**EXERCISE DETAILS:**
Find every line with the word "this". Copy those lines.

**DATASET ROWS:**
---*---

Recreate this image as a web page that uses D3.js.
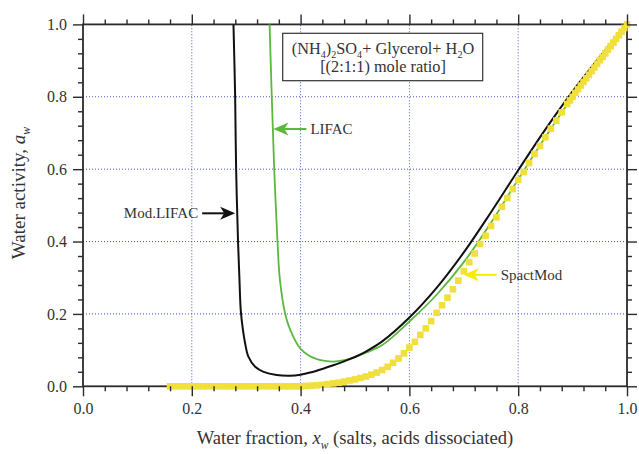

---*---

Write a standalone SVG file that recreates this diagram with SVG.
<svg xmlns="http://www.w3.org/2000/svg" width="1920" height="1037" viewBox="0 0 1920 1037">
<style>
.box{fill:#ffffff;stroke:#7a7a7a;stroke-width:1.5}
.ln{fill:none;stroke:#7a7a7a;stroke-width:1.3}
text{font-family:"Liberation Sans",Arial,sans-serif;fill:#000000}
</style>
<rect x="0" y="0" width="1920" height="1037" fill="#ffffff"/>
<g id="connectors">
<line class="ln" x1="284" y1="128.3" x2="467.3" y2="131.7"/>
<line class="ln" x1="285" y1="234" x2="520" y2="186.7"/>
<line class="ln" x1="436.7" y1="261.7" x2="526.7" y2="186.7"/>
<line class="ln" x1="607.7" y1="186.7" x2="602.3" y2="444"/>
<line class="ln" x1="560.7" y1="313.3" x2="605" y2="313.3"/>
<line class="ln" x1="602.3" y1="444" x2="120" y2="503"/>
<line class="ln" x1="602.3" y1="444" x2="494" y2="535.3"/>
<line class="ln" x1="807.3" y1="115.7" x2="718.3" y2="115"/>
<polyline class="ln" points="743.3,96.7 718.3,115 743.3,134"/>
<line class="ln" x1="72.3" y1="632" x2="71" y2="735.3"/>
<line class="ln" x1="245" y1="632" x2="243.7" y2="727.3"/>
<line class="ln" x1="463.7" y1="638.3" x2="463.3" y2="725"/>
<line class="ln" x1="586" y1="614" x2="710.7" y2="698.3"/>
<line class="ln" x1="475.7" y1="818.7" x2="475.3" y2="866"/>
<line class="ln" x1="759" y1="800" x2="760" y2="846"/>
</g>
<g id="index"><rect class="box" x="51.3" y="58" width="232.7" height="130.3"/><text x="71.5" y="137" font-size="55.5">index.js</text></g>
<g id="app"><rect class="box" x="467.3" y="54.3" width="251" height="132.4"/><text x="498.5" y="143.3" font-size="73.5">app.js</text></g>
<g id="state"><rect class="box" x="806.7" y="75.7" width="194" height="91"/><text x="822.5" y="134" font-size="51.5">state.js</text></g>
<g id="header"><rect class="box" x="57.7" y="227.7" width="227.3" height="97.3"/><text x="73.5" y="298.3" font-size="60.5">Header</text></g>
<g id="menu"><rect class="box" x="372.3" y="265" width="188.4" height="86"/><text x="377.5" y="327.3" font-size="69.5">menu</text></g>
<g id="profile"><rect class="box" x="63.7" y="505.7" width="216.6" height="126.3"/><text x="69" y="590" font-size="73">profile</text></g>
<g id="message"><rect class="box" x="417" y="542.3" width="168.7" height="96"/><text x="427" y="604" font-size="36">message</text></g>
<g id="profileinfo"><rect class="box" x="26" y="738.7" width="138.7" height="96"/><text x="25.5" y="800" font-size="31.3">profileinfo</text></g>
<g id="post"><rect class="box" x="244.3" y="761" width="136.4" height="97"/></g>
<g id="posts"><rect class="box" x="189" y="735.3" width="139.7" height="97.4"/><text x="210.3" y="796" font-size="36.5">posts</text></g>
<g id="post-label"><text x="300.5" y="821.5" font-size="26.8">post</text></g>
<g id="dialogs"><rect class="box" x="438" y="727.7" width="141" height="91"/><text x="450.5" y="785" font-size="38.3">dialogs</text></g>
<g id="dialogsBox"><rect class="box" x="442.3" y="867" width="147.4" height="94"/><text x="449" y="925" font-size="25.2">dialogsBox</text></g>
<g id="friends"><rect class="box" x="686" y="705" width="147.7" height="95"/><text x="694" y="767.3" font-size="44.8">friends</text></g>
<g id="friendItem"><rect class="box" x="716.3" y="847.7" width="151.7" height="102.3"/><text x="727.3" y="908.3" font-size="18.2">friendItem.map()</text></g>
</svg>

---*---

**CORRECT RESPONSE:**
Recreate this image as a web page that uses D3.js.
Write a standalone SVG file that recreates this diagram with SVG.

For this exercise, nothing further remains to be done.